When Congress created the Small Business Lending Fund (“SBLF”) as part of the Small Business Jobs Act of 2010, the goal was to encourage community banks to increase small business lending. But a recent government watchdog report found that about $2.1 billion--80 percent of the total fund-- was used to pay back government bailout money instead.

The report was released yesterday by the Office of the Special Inspector General for the Troubled Asset Relief Program (TARP) and revealed that of the 137 former TARP banks, 26 of them have not increased their lending to small businesses, and the remaining have only increased lending by $1.13 for each SBLF dollar they received. In comparison, non-TARP banks have increased lending by $3.45 for each SBLF dollar they received.

How did this happen? Part of the problem seems to be oversight. To receive SBLF money, the small banks had to submit a plan for how they would increase small business lending. 

According to the report: 

Congress’ safeguard of requiring that banks submit a small-business lending plan did not have the intended effect because Treasury and the Federal banking regulators – Federal Reserve Board (“Federal Reserve”), Federal Deposit Insurance Corporation (“FDIC”), and Office of the Comptroller of the Currency (“OCC”) – did not adequately assess whether the banks’ plans to increase small-business lending were achievable – they did not focus on whether the TARP banks were prepared to lend SBLF capital.
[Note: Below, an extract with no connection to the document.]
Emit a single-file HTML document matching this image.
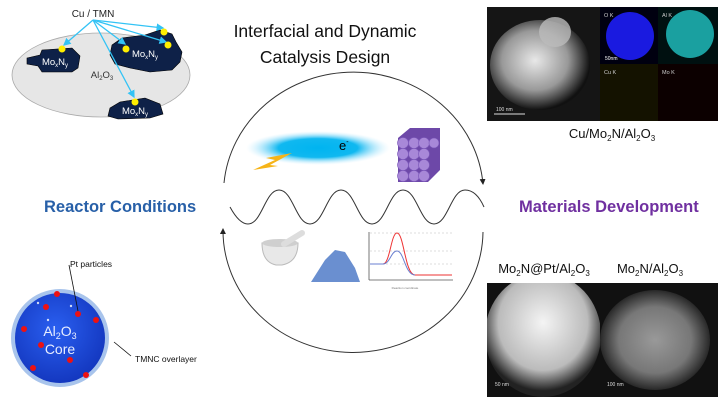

SIGTARP found that Treasury and the Federal banking regulators did not effectively communicate with each other, each claiming that the other had responsibility to assess the banks’ lending plans.

The Associated Press reported this morning that The Treasury Department "disputed the report's findings." 

So what happens now? Well, former TARP banks that received money from SBLF but failed to increase lending won' t be penalized, according to the report.

Interesting note: the phenomenon is nothing new, as more than half of the $4 billion of SBLF fund in 2011 was used by banks to pay off their TARP loans.